Of course, tax is rarely a simple topic, but I’ll do my best to offer a high level synopsis of Andorra’s tax system. Bearing in mind that I’m not a professional, this is purely based on my own experience as a long-term resident of the principality.
Personal Income Tax (IRPF)
The IRPF is the main income tax in Andorra and the one you’ll need to concern yourself with if you are a tax resident. Tax is calculated at a general rate of up to 10% of your income, broken down as follows:
- Up to €24,000 per year: 0%
- €24,001-€40,000 per year: 5%
- €40,001+ per year: 10%
For married couples it’s calculated slightly differently. Earnings up to €40,000 per year are taxed at 0%, while anything above that is taxed at 10%.
Tax is paid on all forms of income—salary, dividends, interest. It’s all the same. In addition to local income, Andorra also taxes residents on earnings from outside of the principality as well.
For example, if your employer is based in London, you’ll pay tax on the salary you receive from them. Bank interest from a different country and dividends from investments held abroad are also taxable under Andorran law.
This said, if you have already paid taxed on these amounts abroad, it’s likely that you won’t have to pay tax on it again in Andorra.
Until a few years ago, income that came from other economic activities, or earned by entrepreneurs was levied by the IAE (Taxes on Profits from Economic Activities). Those earnings are now integrated within the IRPF.
Non-Resident Income Tax (IRNR)
Non-residents (people who spend less than 183 days a year in Andorra), pay IRNR. This is calculated at a rate of 10% on monies earned within Andorra’s borders.
This tax is focused mainly on workers who reside outside of Andorra but travel into the country for work or business purposes.

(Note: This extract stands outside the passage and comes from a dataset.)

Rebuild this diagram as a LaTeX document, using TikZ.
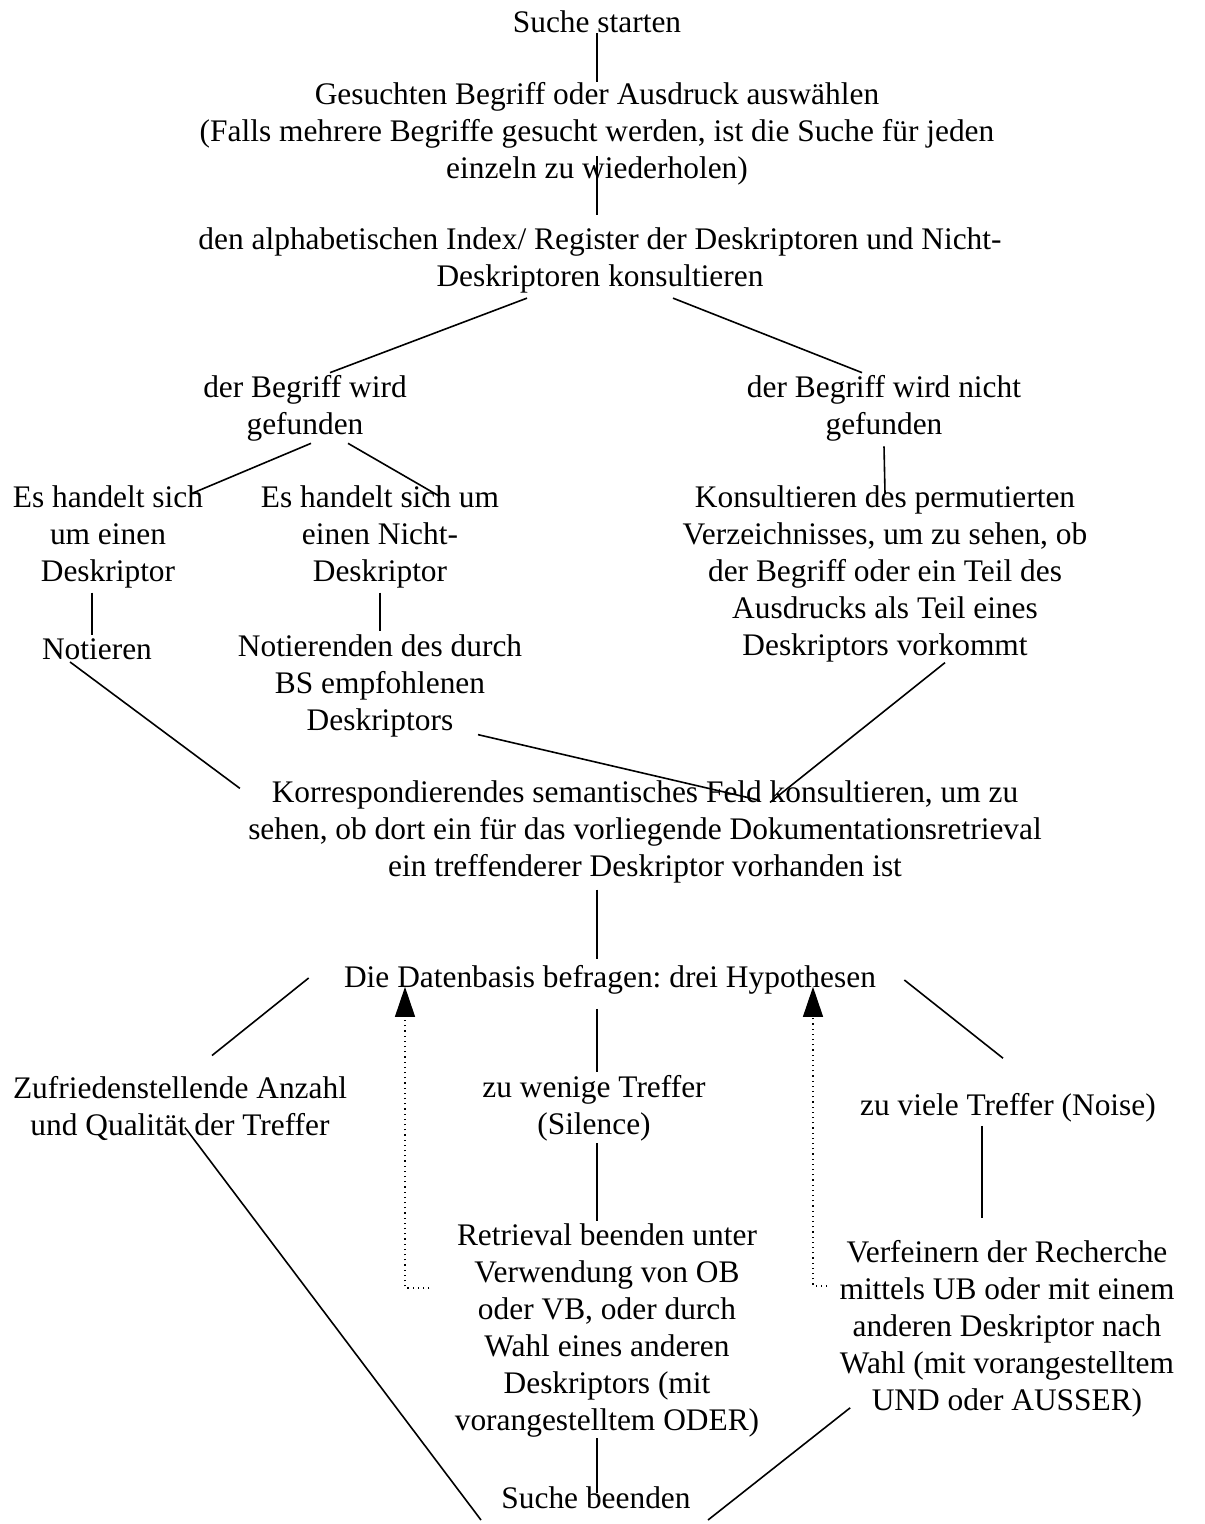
\documentclass[tikz,border=0pt]{standalone}
\usepackage{fontspec}
\setmainfont{Liberation Serif}
\usetikzlibrary{calc,arrows.meta}
\frenchspacing
\tikzset{
  stage/.style = {align=center, inner sep=0pt,
                  font=\fontsize{15.7pt}{18.5pt}\selectfont},
  link/.style  = {draw, line width=0.8pt},
  retry/.style = {draw, dotted, line width=0.6pt,
                  -{Triangle[length=15pt,width=10pt]}}
}

\begin{document}
\begin{tikzpicture}[x=0.5pt, y=-0.5pt]
\useasboundingbox (0,0) rectangle (1204,1524);

  \node [stage] (start)    at (597,22)   {Suche starten};
  \node [stage] (term)     at (597,134)  {Gesuchten Begriff oder Ausdruck auswählen\\(Falls mehrere Begriffe gesucht werden, ist die Suche für jeden\\einzeln zu wiederholen)};
  \node [stage] (index)    at (600,260)  {den alphabetischen Index/ Register der Deskriptoren und Nicht-\\Deskriptoren konsultieren};
  \node [stage] (found)    at (305,408)  {der Begriff wird\\gefunden};
  \node [stage] (notfound) at (884,408)  {der Begriff wird nicht\\gefunden};
  \node [stage] (desc)     at (108,537)  {Es handelt sich\\um einen\\Deskriptor};
  \node [stage] (nondesc)  at (380,537)  {Es handelt sich um\\einen Nicht-\\Deskriptor};
  \node [stage] (perm)     at (885,574)  {Konsultieren des permutierten\\Verzeichnisses, um zu sehen, ob\\der Begriff oder ein Teil des\\Ausdrucks als Teil eines\\Deskriptors vorkommt};
  \node [stage] (note)     at (97,649)   {Notieren};
  \node [stage] (notebs)   at (380,686)  {Notierenden des durch\\BS empfohlenen\\Deskriptors};
  \node [stage] (field)    at (645,832)  {Korrespondierendes semantisches Feld konsultieren, um zu\\sehen, ob dort ein für das vorliegende Dokumentationsretrieval\\ein treffenderer Deskriptor vorhanden ist};
  \node [stage] (query)    at (610,980)  {Die Datenbasis befragen: drei Hypothesen};
  \node [stage] (good)     at (180,1108) {Zufriedenstellende Anzahl\\und Qualität der Treffer};
  \node [stage] (few)      at (594,1108) {zu wenige Treffer\\(Silence)};
  \node [stage] (many)     at (1008,1108){zu viele Treffer (Noise)};
  \node [stage] (widen)    at (607,1330) {Retrieval beenden unter\\Verwendung von OB\\oder VB, oder durch\\Wahl eines anderen\\Deskriptors (mit\\vorangestelltem ODER)};
  \node [stage] (refine)   at (1007,1329){Verfeinern der Recherche\\mittels UB oder mit einem\\anderen Deskriptor nach\\Wahl (mit vorangestelltem\\UND oder AUSSER)};
  \node [stage] (stop)     at (596,1498) {Suche beenden};

  % upper part
  \path [link] (start.south) -- (term.north);
  \path [link] ($(term.south)+(0,-30)$) -- ($(index.north)+(-3,-12)$);
  \path [link] ($(index.south)+(-73,5)$) -- ($(found.north)+(25,-2)$);
  \path [link] ($(index.south)+(73,5)$) -- ($(notfound.north)+(-22,-2)$);
  \path [link] ($(notfound.south)+(0,5)$) -- ($(perm.north)+(0,8)$);
  \path [link] ($(found.south)+(6,2)$) -- ($(desc.north)+(84,8)$);
  \path [link] ($(found.south)+(43,2)$) -- ($(nondesc.north)+(58,10)$);
  \path [link] ($(desc.south)+(-16,4)$) -- ($(note.north)+(-5,-3)$);
  \path [link] ($(nondesc.south)+(0,4)$) -- ($(notebs.north)+(0,-3)$);
  \path [link] ($(note.south)+(-27,2)$) -- ($(field.north west)+(-8,8)$);
  \path [link] ($(notebs.south)+(98,-3)$) -- ($(field.north)+(115,20)$);
  \path [link] ($(perm.south)+(60,0)$) -- ($(field.north)+(125,22)$);

  % lower part
  \path [link] ($(field.south)+(-48,6)$) -- ($(query.north)+(-13,-6)$);
  \path [link] ($(query.west)+(-35,-2)$) -- ($(good.north)+(32,-20)$);
  \path [link] ($(query.south)+(-13,14)$) -- ($(few.north)+(3,-3)$);
  \path [link] ($(query.east)+(28,0)$) -- ($(many.north)+(-5,-35)$);
  \path [link] ($(good.south)+(5,-13)$) -- ($(stop.west)+(-20,22)$);
  \path [link] ($(few.south)+(3,2)$) -- ($(widen.north)+(-10,-2)$);
  \path [link] ($(many.south)+(-26,3)$) -- ($(refine.north)+(-25,-22)$);
  \path [link] ($(widen.south)+(-10,1)$) -- ($(stop.north)+(1,6)$);
  \path [link] ($(refine.south west)+(11,-10)$) -- ($(stop.east)+(17,22)$);

  % back to the query
  \draw [retry] ($(widen.west)+(-25,-42)$) -| ($(query.south)+(-205,-8)$);
  \draw [retry] ($(refine.west)+(-12,-43)$) -| ($(query.south)+(203,-8)$);
\end{tikzpicture}
\end{document}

This could be as simple as a consultant offering services to Andorran companies, someone paid to speak at a conference within the country, or a building company that contributes goods and services to a building project within the country.

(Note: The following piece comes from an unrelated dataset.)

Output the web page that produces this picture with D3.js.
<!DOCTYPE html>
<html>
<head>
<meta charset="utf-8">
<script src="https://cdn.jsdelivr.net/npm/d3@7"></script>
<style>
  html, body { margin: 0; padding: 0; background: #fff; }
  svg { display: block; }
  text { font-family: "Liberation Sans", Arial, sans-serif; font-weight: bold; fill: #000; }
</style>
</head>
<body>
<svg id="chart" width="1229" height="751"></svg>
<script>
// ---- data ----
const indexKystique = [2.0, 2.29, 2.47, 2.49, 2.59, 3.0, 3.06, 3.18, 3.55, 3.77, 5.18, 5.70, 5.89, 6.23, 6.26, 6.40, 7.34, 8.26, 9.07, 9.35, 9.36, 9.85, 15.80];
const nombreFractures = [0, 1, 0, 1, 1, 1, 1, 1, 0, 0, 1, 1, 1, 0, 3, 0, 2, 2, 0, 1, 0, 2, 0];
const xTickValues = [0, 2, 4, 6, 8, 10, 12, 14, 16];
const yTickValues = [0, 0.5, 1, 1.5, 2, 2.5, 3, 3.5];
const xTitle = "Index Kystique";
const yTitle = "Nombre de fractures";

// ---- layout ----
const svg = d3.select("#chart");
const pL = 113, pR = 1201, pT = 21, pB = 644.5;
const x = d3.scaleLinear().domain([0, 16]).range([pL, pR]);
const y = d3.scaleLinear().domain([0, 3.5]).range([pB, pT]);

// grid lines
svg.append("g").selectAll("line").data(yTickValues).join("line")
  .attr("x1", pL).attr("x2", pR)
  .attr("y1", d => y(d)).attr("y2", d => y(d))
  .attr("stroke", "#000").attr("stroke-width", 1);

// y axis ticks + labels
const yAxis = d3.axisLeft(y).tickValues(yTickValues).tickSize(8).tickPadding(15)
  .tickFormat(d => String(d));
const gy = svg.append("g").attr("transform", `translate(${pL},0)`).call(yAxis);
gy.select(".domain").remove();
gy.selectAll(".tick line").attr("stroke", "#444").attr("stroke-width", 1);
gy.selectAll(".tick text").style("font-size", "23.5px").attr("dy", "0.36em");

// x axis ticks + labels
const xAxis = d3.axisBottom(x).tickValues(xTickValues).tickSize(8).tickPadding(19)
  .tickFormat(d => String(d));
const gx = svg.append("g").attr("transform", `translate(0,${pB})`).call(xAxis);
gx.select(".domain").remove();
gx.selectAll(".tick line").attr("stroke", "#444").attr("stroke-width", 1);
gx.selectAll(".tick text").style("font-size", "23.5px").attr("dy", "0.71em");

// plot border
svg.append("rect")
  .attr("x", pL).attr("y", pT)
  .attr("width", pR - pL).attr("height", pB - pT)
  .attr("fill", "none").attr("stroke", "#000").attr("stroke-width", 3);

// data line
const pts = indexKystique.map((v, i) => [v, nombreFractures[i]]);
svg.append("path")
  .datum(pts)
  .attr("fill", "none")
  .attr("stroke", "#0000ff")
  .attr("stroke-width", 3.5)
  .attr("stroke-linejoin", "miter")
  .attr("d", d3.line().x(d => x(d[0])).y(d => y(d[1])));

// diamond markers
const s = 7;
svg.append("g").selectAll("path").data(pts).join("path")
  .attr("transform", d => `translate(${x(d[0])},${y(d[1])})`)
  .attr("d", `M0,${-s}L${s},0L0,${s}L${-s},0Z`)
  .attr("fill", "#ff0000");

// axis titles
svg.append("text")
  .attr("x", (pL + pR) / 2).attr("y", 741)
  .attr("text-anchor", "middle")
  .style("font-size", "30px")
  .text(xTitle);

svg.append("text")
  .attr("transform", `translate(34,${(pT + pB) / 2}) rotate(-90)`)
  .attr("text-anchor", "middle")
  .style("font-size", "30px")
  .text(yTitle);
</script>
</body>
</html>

In general, this tax is withheld from payments made by Andorran companies before the income is paid out.
Corporate Tax (IS)
Corporate tax (IS) is levied at a maximum rate of 10%, although it can be reduced in certain instances.
Businesses with profits of less than €100,000 during the first three years pay only 5% on the first €50,000 profit earned—making the deal even sweeter for those considering a move to Andorra.

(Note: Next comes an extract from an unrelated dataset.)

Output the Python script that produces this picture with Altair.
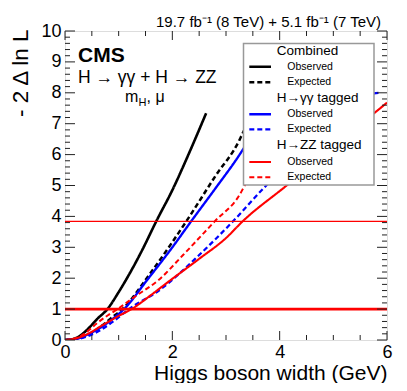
import altair as alt
import pandas as pd

# ---------------- data ----------------
comb_obs_x = [0, 0.15, 0.3, 0.45, 0.6, 0.79, 1.0, 1.22, 1.45, 1.70, 2.0, 2.3, 2.63]
comb_obs_y = [0, 0.03, 0.16, 0.40, 0.68, 1.0, 1.55, 2.2, 2.95, 3.84, 4.85, 6.0, 7.34]

comb_exp_x = [0, 0.2, 0.45, 0.66, 0.87, 1.07, 1.59, 2.26, 2.8, 3.25, 3.31, 3.55, 3.75]
comb_exp_y = [0, 0.03, 0.18, 0.43, 0.72, 1.0, 2.16, 3.84, 5.3, 6.47, 6.69, 7.4, 8.0]

gg_obs_x = [0, 0.2, 0.45, 0.69, 0.9, 1.10, 1.53, 2.0, 2.35, 2.8, 3.25, 3.31, 3.65, 4.05]
gg_obs_y = [0, 0.03, 0.2, 0.43, 0.7, 1.0, 1.94, 3.0, 3.84, 4.9, 5.99, 6.15, 7.0, 8.0]

gg_exp_x = [0, 0.2, 0.45, 0.66, 0.9, 1.19, 1.75, 2.5, 3.13, 3.75, 4.5, 5.2, 5.76, 5.85]
gg_exp_y = [0, 0.02, 0.14, 0.32, 0.6, 1.0, 1.6, 2.75, 3.84, 5.0, 6.2, 7.2, 7.98, 8.0]

zz_obs_x = [0, 0.2, 0.45, 0.7, 1.0, 1.24, 1.6, 1.9, 2.51, 3.0, 3.31, 4.13, 5.0, 5.76, 6.0]
zz_obs_y = [0, 0.05, 0.22, 0.48, 0.78, 1.0, 1.45, 1.85, 2.64, 3.3, 3.84, 5.0, 6.25, 7.34, 7.68]

zz_exp_x = [0, 0.2, 0.4, 0.6, 0.8, 0.98, 1.3, 1.75, 2.2, 2.79, 3.25, 3.35, 4.1, 4.9]
zz_exp_y = [0, 0.06, 0.25, 0.55, 0.8, 1.0, 1.4, 1.95, 2.75, 3.84, 4.69, 5.0, 6.5, 8.0]

hline_values = [1.0, 3.84]

series_names = ["comb_obs", "comb_exp", "gg_obs", "gg_exp", "zz_obs", "zz_exp"]
series_colors = ["#000000", "#000000", "#0000ff", "#0000ff", "#ff0000", "#ff0000"]
series_dash = [[1, 0], [5, 3], [1, 0], [5, 3], [1, 0], [5, 3]]
series_width = [2.6, 2, 2, 2, 2, 2]

legend_rows = ["Combined", "Observed", "Expected", "H\u2192\u03b3\u03b3 tagged", "Observed", "Expected",
               "H\u2192ZZ tagged", "Observed", "Expected"]
legend_series = [None, "comb_obs", "comb_exp", None, "gg_obs", "gg_exp", None, "zz_obs", "zz_exp"]

x_major = [0, 2, 4, 6]
x_minor = [v * 0.5 for v in range(13) if v % 4 != 0]
y_major = list(range(11))
y_minor = [v * 0.2 for v in range(51) if v % 5 != 0]

# ---------------- build tables ----------------
rows = []
for name, xs, ys in [("comb_obs", comb_obs_x, comb_obs_y), ("comb_exp", comb_exp_x, comb_exp_y),
                     ("gg_obs", gg_obs_x, gg_obs_y), ("gg_exp", gg_exp_x, gg_exp_y),
                     ("zz_obs", zz_obs_x, zz_obs_y), ("zz_exp", zz_exp_x, zz_exp_y)]:
    for i, (a, b) in enumerate(zip(xs, ys)):
        rows.append({"x": a, "y": b, "series": name, "i": i})
df = pd.DataFrame(rows)

W, H = 322, 309
FONT = "Liberation Sans"

xscale = alt.Scale(domain=[0, 6], nice=False, zero=False)
yscale = alt.Scale(domain=[0, 10], nice=False, zero=False)

xaxis = alt.Axis(values=x_major, format="d", ticks=False, domain=False, grid=False,
                 labelFontSize=18, labelOverlap=False, labelPadding=3, labelColor="black",
                 title="Higgs boson width (GeV)", titleFontSize=21, titleFontWeight="normal",
                 titleX=W, titleY=39, titleAlign="right", titleBaseline="alphabetic",
                 titleColor="black", labelFlush=False)
yaxis = alt.Axis(values=y_major, format="d", ticks=False, domain=False, grid=False,
                 labelFontSize=18, labelOverlap=False, labelPadding=4, labelColor="black",
                 title="- 2 \u0394 ln L", titleFontSize=22.5, titleFontWeight="normal",
                 titleAngle=270, titleX=-38, titleY=-2, titleAlign="right",
                 titleBaseline="alphabetic", titleColor="black", labelFlush=False)

color_scale = alt.Scale(domain=series_names, range=series_colors)
dash_scale = alt.Scale(domain=series_names, range=series_dash)
width_scale = alt.Scale(domain=series_names, range=series_width)

curves = alt.Chart(df).mark_line(clip=True, interpolate="monotone").encode(
    x=alt.X("x:Q", scale=xscale, axis=xaxis),
    y=alt.Y("y:Q", scale=yscale, axis=yaxis),
    color=alt.Color("series:N", scale=color_scale, legend=None),
    strokeDash=alt.StrokeDash("series:N", scale=dash_scale, legend=None),
    strokeWidth=alt.StrokeWidth("series:N", scale=width_scale, legend=None),
    order=alt.Order("i:Q"),
)

hdf = pd.DataFrame({"y": hline_values, "w": [2.6, 1.2]})
hlines = alt.Chart(hdf).mark_rule(color="#ff0000").encode(
    y=alt.Y("y:Q", scale=yscale, axis=yaxis),
    strokeWidth=alt.StrokeWidth("w:Q", scale=None),
)

# tick marks (inside, on all four sides)
tick_color = "#222222"
def yticks(vals, length):
    d = pd.DataFrame({"y": vals})
    left = alt.Chart(d).mark_rule(color=tick_color, strokeWidth=1).encode(
        y=alt.Y("y:Q", scale=yscale, axis=yaxis), x=alt.value(0), x2=alt.value(length))
    right = alt.Chart(d).mark_rule(color=tick_color, strokeWidth=1).encode(
        y=alt.Y("y:Q", scale=yscale, axis=yaxis), x=alt.value(W - length), x2=alt.value(W))
    return left + right

def xticks(vals, length):
    d = pd.DataFrame({"x": vals})
    bottom = alt.Chart(d).mark_rule(color=tick_color, strokeWidth=1).encode(
        x=alt.X("x:Q", scale=xscale, axis=xaxis), y=alt.value(H - length), y2=alt.value(H))
    top = alt.Chart(d).mark_rule(color=tick_color, strokeWidth=1).encode(
        x=alt.X("x:Q", scale=xscale, axis=xaxis), y=alt.value(0), y2=alt.value(length))
    return bottom + top

ticks = yticks(y_major, 10) + yticks(y_minor, 5) + xticks(x_major, 9) + xticks(x_minor, 5)

# legend box
LX0, LX1, LY0, LY1 = 178.5, 309, 12.5, 154
legend_box = alt.Chart(pd.DataFrame({"a": [0]})).mark_rect(
    fill="white", stroke="#999999", strokeWidth=1.5).encode(
    x=alt.value(LX0), x2=alt.value(LX1), y=alt.value(LY0), y2=alt.value(LY1))

row_y = [20, 35.7, 51.3, 66.7, 83.3, 98.3, 114, 131, 146.3]
head_rows, entry_rows, line_rows = [], [], []
for lbl, s, yy in zip(legend_rows, legend_series, row_y):
    if s is None:
        head_rows.append({"t": lbl, "px": 211.7, "py": yy})
    else:
        entry_rows.append({"t": lbl, "px": 222.3, "py": yy})
        line_rows.append({"series": s, "px": 184.3, "px2": 206, "py": yy})

heads = alt.Chart(pd.DataFrame(head_rows)).mark_text(
    align="left", baseline="middle", fontSize=13.5, font=FONT, color="black").encode(
    x=alt.X("px:Q", scale=None), y=alt.Y("py:Q", scale=None), text="t:N")
entries = alt.Chart(pd.DataFrame(entry_rows)).mark_text(
    align="left", baseline="middle", fontSize=10.5, font=FONT, color="black").encode(
    x=alt.X("px:Q", scale=None), y=alt.Y("py:Q", scale=None), text="t:N")
leg_lines = alt.Chart(pd.DataFrame(line_rows)).mark_rule().encode(
    x=alt.X("px:Q", scale=None), x2="px2:Q", y=alt.Y("py:Q", scale=None),
    color=alt.Color("series:N", scale=color_scale, legend=None),
    strokeDash=alt.StrokeDash("series:N", scale=dash_scale, legend=None),
    strokeWidth=alt.StrokeWidth("series:N", scale=width_scale, legend=None),
)

# annotations
def txt(t, x, y, size, weight="normal", align="left"):
    return alt.Chart(pd.DataFrame({"t": [t]})).mark_text(
        align=align, baseline="alphabetic", fontSize=size, fontWeight=weight,
        font=FONT, color="black").encode(x=alt.value(x), y=alt.value(y), text="t:N")

annots = (
    txt("CMS", 13, 31, 21, "bold")
    + txt("H \u2192 \u03b3\u03b3 + H \u2192 ZZ", 13, 52.3, 17.5)
    + txt("m", 60, 70.7, 16)
    + txt("H", 73.5, 75, 11)
    + txt(", \u03bc", 81.5, 70.7, 16)
    + txt("19.7 fb\u207b\u00b9 (8 TeV) +  5.1 fb\u207b\u00b9 (7 TeV)", 316, -4.5, 15, align="right")
)

chart = alt.layer(
    curves, hlines, ticks, legend_box, leg_lines, heads, entries, annots
).properties(
    width=W, height=H,
    padding={"left": 57, "top": 23, "right": 12, "bottom": 43},
    autosize=alt.AutoSizeParams(type="none"),
).configure_view(stroke="black", strokeWidth=1.2).configure(font=FONT)

chart.save("out.html", embed_options={"renderer": "svg", "actions": False})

Since 2015, Andorra has entered into double taxation agreements with several countries including France, Malta, Portugal and Spain. These agreements play an important role in attracting foreign investors to the country.
By preventing the same income from being taxed twice in different countries, the country remains competitive from a global perspective.
Capital Gains Tax
Until recently, capital gains tax in Andorra amounted to exactly nothing. While that’s since changed, it is still well below that of many of its European counterparts.
The amount isn’t set in stone, either. Investors can effectively reduce the capital gains tax owed from 15% (the upper end of the bracket) to zero by holding onto property and shares for longer and opting for minority shareholder status.
CGT on Shares
If your stake in a business or entity is 25% or less you are exempt from paying any capital gains tax when it comes time to transfer or sell equity.
This is advantageous for investors that buy and sell listed stocks, taking profit via capital gains.
Owning a percentage of an Andorran company for longer than 10 years will also exempt you from capital gains tax.
CGT on Property
A similar scenario applies to property. In an attempt to reduce the practice of flipping, Andorra has sliding scale in place for capital gains on real estate.
Selling a property in the first year of ownership will incur a rather hefty 15% capital gains tax. This drops in the second year to 13% and 10% in the third. From there it decreases by 1% each year until no longer being a consideration after 13 years of ownership.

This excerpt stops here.